A Great Movie Year In The Making?

Finally made it out to see Zodiac this weekend, and it was terrific, althoug at first it was a little disappointing that David Fincher didn't do more to impose some definitive thematic meaning on this material. In the early going, the movie seems to be about the weird, wild ghost of the '60s, and how it haunted at a time when people didn't have the resources–the fax machines, the VCRs–to get ahead of it. (The key scene in that regard is a throwaway, as Gyllenhaal tries to escape the car radio reports about the Zodiac killings, and eventually lands on a seemingly innocuous report about an upcoming free Rolling Stones concert … you know, the one at Altamont.) But that theme disappears after an hour, replaced by a study of obsession that's not all that era-specific–though the background transformation of the Bay Area from seedyville to upscale is hardly incidental. But even without that clean, hard vision, Zodiac shines. Just watching this group of actors play off each other, each saddled with quirks and demons, was never less than absorbing. Good show, all.

Zodiac is the first great movie with a 2007 release date, but it's not likely to be the last. There've already been a handful of movies this year that at least qualify as "interesting," even if they're not masterpieces. In theaters right now, both Black Snake Moan and 300 are dividing audiences and critics in ways that–near as I can tell from a distance, having seen neither–seem born of distinct artistry and points of view. And consider these movies tentatively scheduled to be released by the end of the year (though some aren't in production yet):

*Quentin Tarantino and Robert Rodriguez's drive-in trash homage Grindhouse
*The Coen Brothers' adaptation of Cormac McCarthy's existential chase western No Country For Old Men
*Matthew Vaughn's adaptation of Neil Gaiman's fantastical Stardust
*Tim Burton's adaptation of Steven Sondheim's brilliant, chilly musical Sweeney Todd, with Johnny Depp in the lead
*Paul Thomas Anderson's adaptation of Upton Sinclair's oil epic There Will Be Blood
*Ridley Scott's '70s heroin trade epic American Gangster, starring Denzel Washington and Russell Crowe
*Wes Anderson's latest poignant whimsy-fest The Darjeeling Limited, with Owen Wilson, Jason Schwartzmann and Adrien Brody as brothers on a train trip through India, mourning their father
*Noah Baumbach's Margot At The Wedding, his fist film since the breakthrough The Squid And The Whale
*Francis Ford Coppola's return to "personal filmmaking," Youth Without Youth
*Kimberly Peirce's return to filmmaking period, Stop Loss, an Iraq War-related domestic melodrama
*Kenneth Lonergan's return to the director's chair, Margaret, with Anna Paquin as a student who witnesses an accident and pesters everyone she knows what she thinks really happened
*Michel Gondry's Jack Black vehicle Be Kind Rewind, about a video store clerk who has to remake blockbusters in his backyard when his magnetic brain destroys all his rental tapes
*James Mangold's remake of 3:10 To Yuma
*Neil Jordan's Jodie Foster vehicle, the revenge thriller The Brave One
*David Cronenberg's Russian mafia thriller Eastern Promises
*Ang Lee's Chinese spy thriller Lust, Caution
*Andrew Dominik's reportedly artful and poetic The Assassination Of Jesse James By The Coward Robert Ford
*Screenwriter Scott Frank's reportedly corking directorial debut, the twisty neo-noir The Lookout
*Danny Boyle and Alex Garland's eco-minded sci-fi adventure Sunshine
*Brad Bird's latest Pixar project, Ratatouille
*Robert Zemeckis' take on Beowulf
*Steven Soderbergh's latest installment in the increasingly absurd Ocean's series (plus whatever else Soderbergh decides to knock out in a weekend, just for the exercise)

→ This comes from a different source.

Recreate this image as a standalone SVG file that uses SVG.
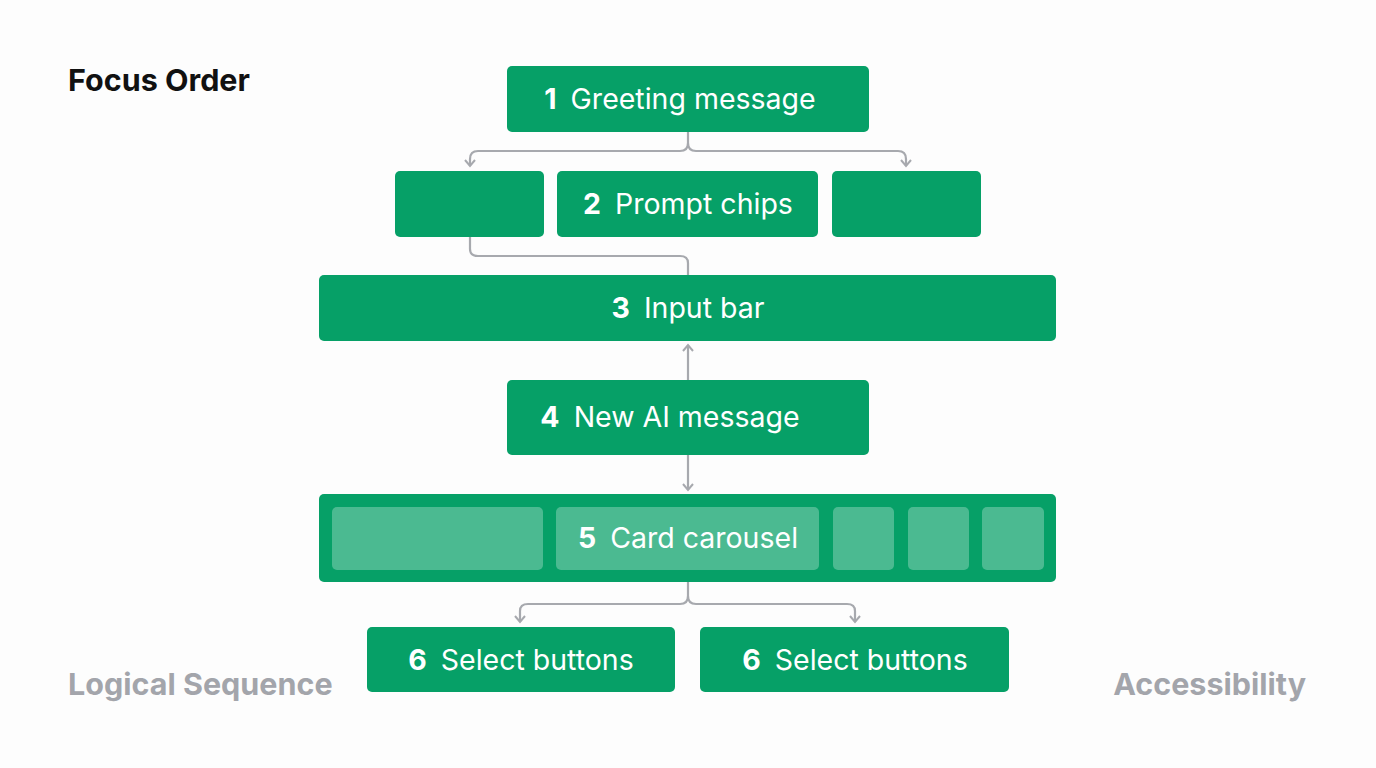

Plus Spider-Man 3, The Simpsons Movie, the surprisingly cool-looking CGI Disney feature Meet The Robinsons, the finale of the Pirates Of The Caribbean trilogy, all manner of prestige films (like Lions For Lambs and Charlie Wilson's War) that could turn out good, and a bunch of movies that aren't on anyone's radar yet (many of them from other countries, and thus harder to track in advance). Oh, and let's not forget some good-to-great movies that played the festival circuit in 2006, still working their way into theaters this year, like Offside, Black Book, The Host, and Syndromes And A Century.

We've got art, trash, drama, and all manner of potentially funny comedies that I didn't cite. Almost all of the most interesting American directors are prepping new work this year, and quite a few of the foreign ones as well. Yeah, it may be dismaying when something like Wild Hogs tops the box office. But movies–as art and entertainment–are alive and well in 2007. Now if only we could get the powers that be to start scheduling the release dates more fairly, so we don't have to suffer through months and months of mediocrity, with only the occasional Zodiac to remind us what likes in wait.